Calculating mean and standard deviation with std.algorithm.reduce
Joseph Rushton Wakeling
joseph.wakeling at webdrake.net
Wed Feb 13 06:59:49 PST 2013
On 02/13/2013 03:48 PM, FG wrote:
> You can use reduce and put the division and subtraction into the reduce itself
> to prevent overflows. You also won't end up with jaw-dropping tuples, sorry. :)
>
> float[] a = [10_000.0f, 10_001.0f, 10_002.0f];
> auto n = a.length;
> auto avg = reduce!((a, b) => a + b / n)(0.0f, a);
> auto var = reduce!((a, b) => a + pow(b - avg, 2) / n)(0.0f, a);
> auto sd = sqrt(var);
> writeln(avg, "\t", sd);
>
> Output: 10001 0.816497
Nice :-)
The thing that's desirable about the example given in the docs is that it's a
one-pass approach to getting standard deviation (or rather, mean and standard
deviation together).

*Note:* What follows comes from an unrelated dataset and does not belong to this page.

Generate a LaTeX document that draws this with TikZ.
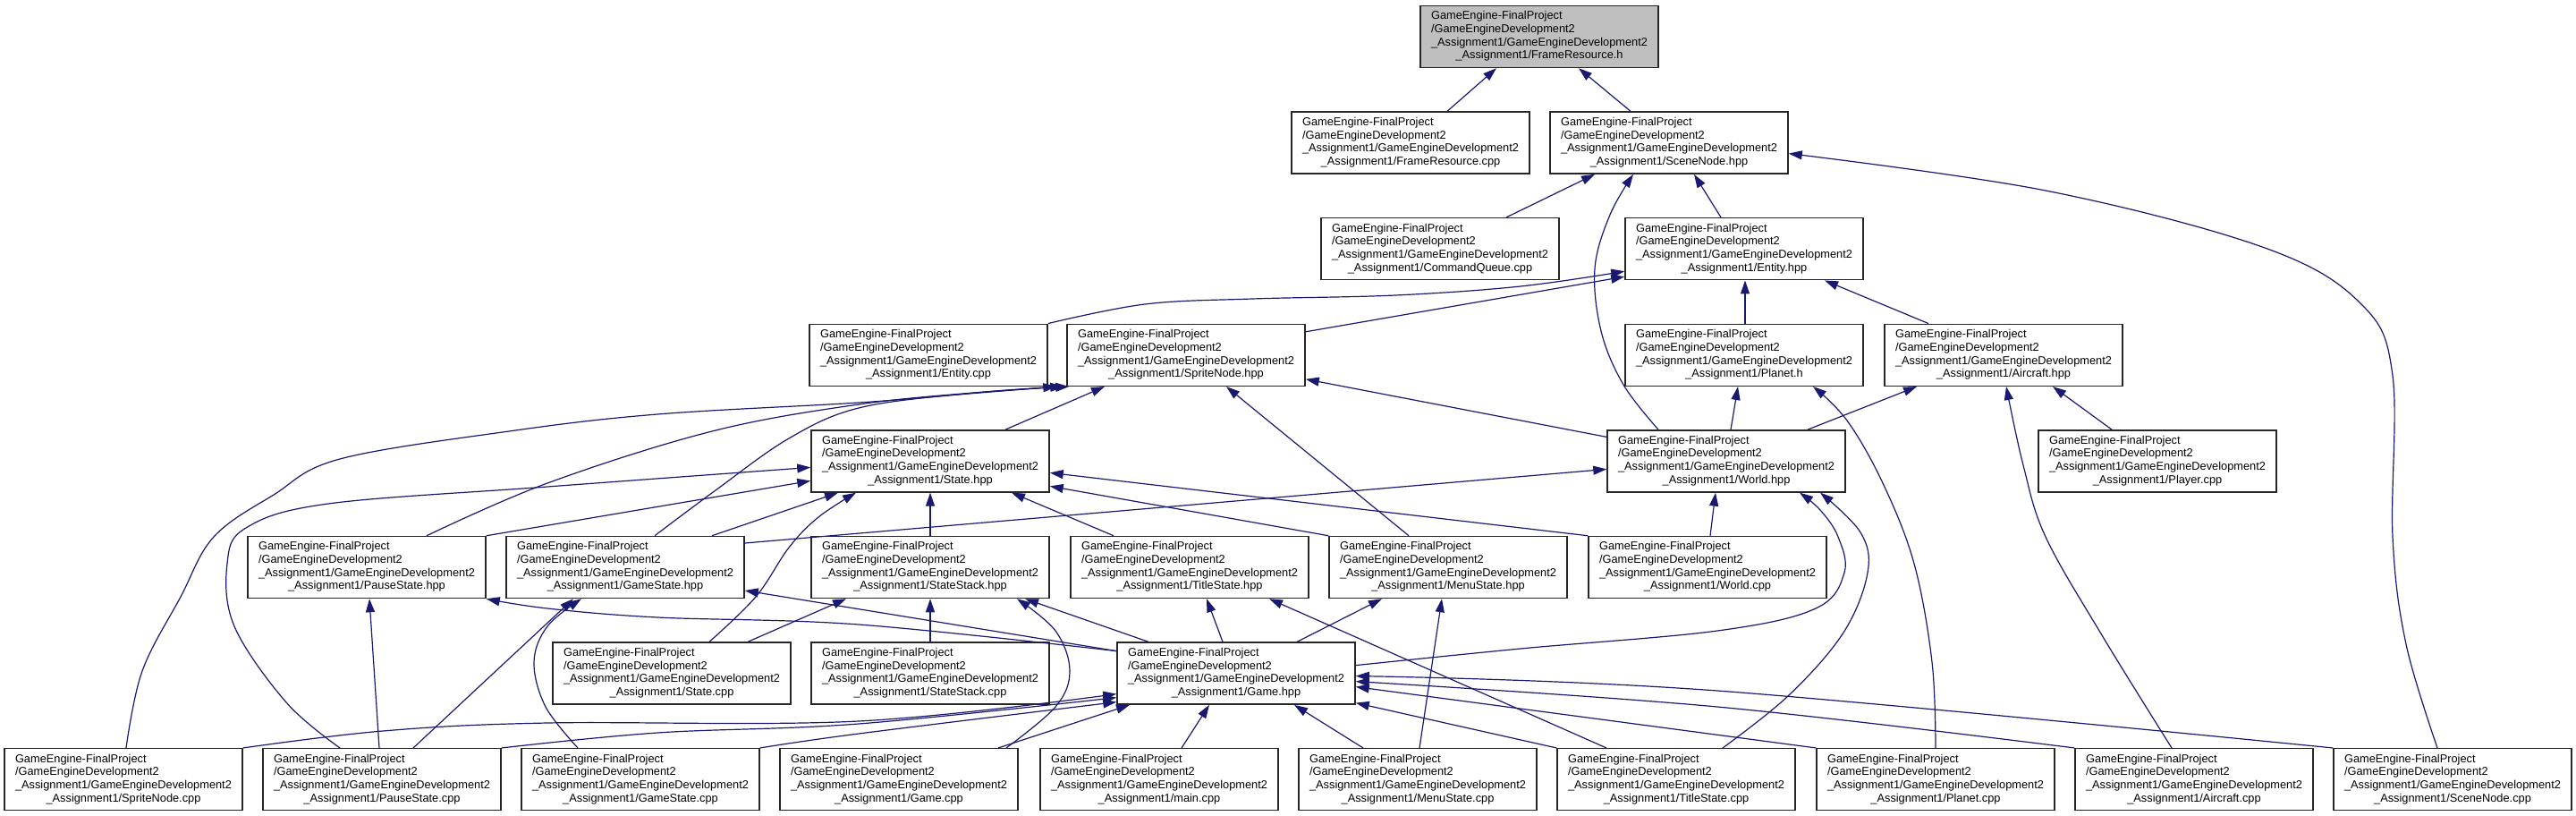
\documentclass[tikz,border=0pt]{standalone}
\usepackage{fontspec}
\usetikzlibrary{arrows.meta}
\newfontfamily\lblfont{Liberation Sans}
\definecolor{edgecol}{RGB}{25,25,112}
\definecolor{focusfill}{RGB}{191,191,191}
\newcommand{\flbl}[1]{\begin{tabular}{@{}l@{}}GameEngine-FinalProject\\/GameEngineDevelopment2\\\_Assignment1/GameEngineDevelopment2\\\multicolumn{1}{@{}c@{}}{\_Assignment1/#1}\end{tabular}}
\tikzset{
  filebox/.style={draw=black!85, line width=1.5pt, fill=white, minimum width=266pt, minimum height=69pt, inner sep=0pt,
    font=\lblfont\fontsize{12.8}{14.7}\selectfont},
  focusbox/.style={filebox, fill=focusfill},
  dep/.style={draw=edgecol, line width=1.2pt, -{Triangle[length=15pt,width=10pt]}},
}
\begin{document}
\begin{tikzpicture}[x=1pt,y=-1pt]
\useasboundingbox (0,0) rectangle (2880,912);
% row 0
\node[focusbox] (frh) at (1721,41) {\flbl{FrameResource.h}};
% row 1
\node[filebox] (frcpp) at (1577,159.6) {\flbl{FrameResource.cpp}};
\node[filebox] (snh) at (1866,159.6) {\flbl{SceneNode.hpp}};
% row 2
\node[filebox] (cqcpp) at (1610,278.2) {\flbl{CommandQueue.cpp}};
\node[filebox] (enth) at (1950,278.2) {\flbl{Entity.hpp}};
% row 3
\node[filebox] (entcpp) at (1038,396.8) {\flbl{Entity.cpp}};
\node[filebox] (sph) at (1326,396.8) {\flbl{SpriteNode.hpp}};
\node[filebox] (plh) at (1950,396.8) {\flbl{Planet.h}};
\node[filebox] (airh) at (2240,396.8) {\flbl{Aircraft.hpp}};
% row 4
\node[filebox] (sth) at (1040,515.4) {\flbl{State.hpp}};
\node[filebox] (wldh) at (1930,515.4) {\flbl{World.hpp}};
\node[filebox] (plycpp) at (2412,515.4) {\flbl{Player.cpp}};
% row 5
\node[filebox] (psh) at (410,634) {\flbl{PauseState.hpp}};
\node[filebox] (gsh) at (699,634) {\flbl{GameState.hpp}};
\node[filebox] (ssh) at (1040,634) {\flbl{StateStack.hpp}};
\node[filebox] (tsh) at (1330,634) {\flbl{TitleState.hpp}};
\node[filebox] (msh) at (1619,634) {\flbl{MenuState.hpp}};
\node[filebox] (wldcpp) at (1909,634) {\flbl{World.cpp}};
% row 6
\node[filebox] (stcpp) at (751,752.6) {\flbl{State.cpp}};
\node[filebox] (sscpp) at (1040,752.6) {\flbl{StateStack.cpp}};
\node[filebox] (gmh) at (1382,752.6) {\flbl{Game.hpp}};
% row 7
\node[filebox] (spcpp) at (138,871.2) {\flbl{SpriteNode.cpp}};
\node[filebox] (pscpp) at (427,871.2) {\flbl{PauseState.cpp}};
\node[filebox] (gscpp) at (716,871.2) {\flbl{GameState.cpp}};
\node[filebox] (gmcpp) at (1005,871.2) {\flbl{Game.cpp}};
\node[filebox] (maincpp) at (1296,871.2) {\flbl{main.cpp}};
\node[filebox] (mscpp) at (1585,871.2) {\flbl{MenuState.cpp}};
\node[filebox] (tscpp) at (1874,871.2) {\flbl{TitleState.cpp}};
\node[filebox] (plcpp) at (2164,871.2) {\flbl{Planet.cpp}};
\node[filebox] (aircpp) at (2453,871.2) {\flbl{Aircraft.cpp}};
\node[filebox] (sncpp) at (2742,871.2) {\flbl{SceneNode.cpp}};

% ---- edges (includer -> included) ----
\draw[dep] ([xshift=41pt]frcpp.north) -- ([xshift=-48pt]frh.south);
\draw[dep] ([xshift=-43pt]snh.north) -- ([xshift=44pt]frh.south);
\draw[dep] ([xshift=74pt]cqcpp.north) -- ([xshift=-83pt]snh.south);
\draw[dep] ([xshift=-26pt]enth.north) -- ([xshift=28pt]snh.south);
\draw[dep] plot[smooth,tension=0.6] coordinates {([xshift=-76pt]wldh.north) (1815,430) (1790,370) (1783,300) (1800,240) ([xshift=-40pt]snh.south)};
\draw[dep] plot[smooth,tension=0.6] coordinates {([xshift=-17pt]sncpp.north) (2690,720) (2675,600) (2675,420) (2640,340) (2532,277) (2287,213) ([yshift=-12pt]snh.east)};
\draw[dep] plot[smooth,tension=0.6] coordinates {(entcpp.north east) (1280,340) (1400,334) (1560,330) (1700,320) ([yshift=-25pt]enth.west)};
\draw[dep] ([yshift=26pt]sph.east) -- ([yshift=-31pt]enth.west);
\draw[dep] ([xshift=1pt]plh.north) -- ([xshift=1pt]enth.south);
\draw[dep] ([xshift=-84pt]airh.north) -- ([xshift=90pt]enth.south);
\draw[dep] ([xshift=84pt]sth.north) -- ([xshift=-91pt]sph.south);
\draw[dep] ([yshift=27pt]wldh.west) -- ([yshift=-27pt]sph.east);
\draw[dep] ([xshift=-44pt]msh.north) -- ([xshift=45pt]sph.south);
\draw[dep] plot[smooth,tension=0.6] coordinates {([xshift=3pt]spcpp.north) (159,750) (202,667) (239,600) (306,553) (380,513) (569,482) (735,463) (960,450) (1083,440) ([xshift=-11pt]sph.south west)};
\draw[dep] plot[smooth,tension=0.6] coordinates {([xshift=67pt]psh.north) (612,540) (796,482) (960,452) (1100,438) ([xshift=-3pt]sph.south west)};
\draw[dep] plot[smooth,tension=0.6] coordinates {([xshift=33pt]gsh.north) (800,548) (882,490) (960,456) (1080,440) ([xshift=3pt]sph.south west)};
\draw[dep] ([xshift=5pt]wldh.north) -- ([xshift=-7pt]plh.south);
\draw[dep] ([xshift=91pt]wldh.north) -- ([xshift=-97pt]airh.south);
\draw[dep] ([xshift=-51pt]plycpp.north) -- ([xshift=55pt]airh.south);
\draw[dep] plot[smooth,tension=0.6] coordinates {(plcpp.north) (2160,740) (2140,630) (2105,540) (2065,470) ([xshift=77pt]plh.south)};
\draw[dep] plot[smooth,tension=0.6] coordinates {([xshift=-25pt]aircpp.north) (2350,710) (2287,600) (2262,520) ([xshift=3pt]airh.south)};
\draw[dep] (psh.north east) -- ([yshift=-22pt]sth.west);
\draw[dep] plot[smooth,tension=0.6] coordinates {([xshift=-47pt]pscpp.north) (320,785) (262,700) (254,630) (275,590) (367,563) (612,544) ([yshift=-7pt]sth.west)};
\draw[dep] ([xshift=97pt]gsh.north) -- ([xshift=-103pt]sth.south);
\draw[dep] plot[smooth,tension=0.6] coordinates {([xshift=42pt]stcpp.north) (845,667) (882,612) (915,578) ([xshift=-83pt]sth.south)};
\draw[dep] (ssh.north) -- (sth.south);
\draw[dep] ([xshift=-85pt]tsh.north) -- ([xshift=91pt]sth.south);
\draw[dep] (msh.north west) -- ([yshift=-28pt]sth.east);
\draw[dep] (wldcpp.north west) -- ([yshift=-13pt]sth.east);
\draw[dep] ([yshift=27pt]gsh.east) -- ([yshift=-9pt]wldh.west);
\draw[dep] ([xshift=3pt]wldcpp.north) -- ([xshift=-12pt]wldh.south);
\draw[dep] plot[smooth,tension=0.6] coordinates {([yshift=9pt]gmh.east) (1700,725) (1920,705) (2030,680) (2062,640) (2055,600) (2035,570) ([xshift=82pt]wldh.south)};
\draw[dep] plot[smooth,tension=0.6] coordinates {([xshift=52pt]tscpp.north) (2000,777) (2061,707) (2088,640) (2080,595) ([xshift=105pt]wldh.south)};
\draw[dep] ([xshift=-3pt]pscpp.north) -- ([xshift=3pt]psh.south);
\draw[dep] plot[smooth,tension=0.6] coordinates {([yshift=25pt]gmh.west) (960,698) (735,690) (612,680) (psh.south east)};
\draw[dep] ([xshift=35pt]pscpp.north) -- ([xshift=-58pt]gsh.south);
\draw[dep] plot[smooth,tension=0.6] coordinates {([xshift=-70pt]gscpp.north) (610,790) (597,740) (612,700) ([xshift=-49pt]gsh.south)};
\draw[dep] ([yshift=25pt]gmh.west) -- ([yshift=-26pt]gsh.east);
\draw[dep] (sscpp.north) -- (ssh.south);
\draw[dep] ([xshift=85pt]stcpp.north) -- ([xshift=-94pt]ssh.south);
\draw[dep] ([xshift=-98pt]gmh.north) -- ([xshift=106pt]ssh.south);
\draw[dep] plot[smooth,tension=0.6] coordinates {([xshift=120pt]gmcpp.north) (1180,790) (1196,750) (1180,705) ([xshift=97pt]ssh.south)};
\draw[dep] ([xshift=-15pt]gmh.north) -- ([xshift=19pt]tsh.south);
\draw[dep] ([xshift=-78pt]tscpp.north) -- ([xshift=89pt]tsh.south);
\draw[dep] ([xshift=68pt]gmh.north) -- ([xshift=-74pt]msh.south);
\draw[dep] ([xshift=2pt]mscpp.north) -- ([xshift=-7pt]msh.south);
\draw[dep] plot[smooth,tension=0.6] coordinates {(spcpp.north east) (428,817) (612,808) (960,806) ([yshift=-23pt]gmh.west)};
\draw[dep] plot[smooth,tension=0.6] coordinates {(pscpp.north east) (735,819) (960,809) ([yshift=-27pt]gmh.west)};
\draw[dep] plot[smooth,tension=0.6] coordinates {(gscpp.north east) (960,820) ([yshift=-32pt]gmh.west)};
\draw[dep] ([xshift=111pt]gmcpp.north) -- ([xshift=-119pt]gmh.south);
\draw[dep] ([xshift=25pt]maincpp.north) -- ([xshift=-30pt]gmh.south);
\draw[dep] ([xshift=-61pt]mscpp.north) -- ([xshift=65pt]gmh.south);
\draw[dep] (tscpp.north west) -- ([yshift=-33pt]gmh.east);
\draw[dep] (plcpp.north west) -- ([yshift=-15pt]gmh.east);
\draw[dep] plot[smooth,tension=0.6] coordinates {(aircpp.north west) (1920,790) ([yshift=-9pt]gmh.east)};
\draw[dep] plot[smooth,tension=0.6] coordinates {(sncpp.north west) (1920,772) ([yshift=-3pt]gmh.east)};
\end{tikzpicture}
\end{document}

Two reduce commands as you suggest is fine for small data,
but if you have something really large you'd rather compute it in one pass. You
might also have input that is not [easily] repeatable, so you _have_ to do it
online -- imagine that your input range is e.g. a file byLine (you'd prefer to
avoid parsing that twice), or input from a tape (OK, OK, old fashioned) or
perhaps data from an external source.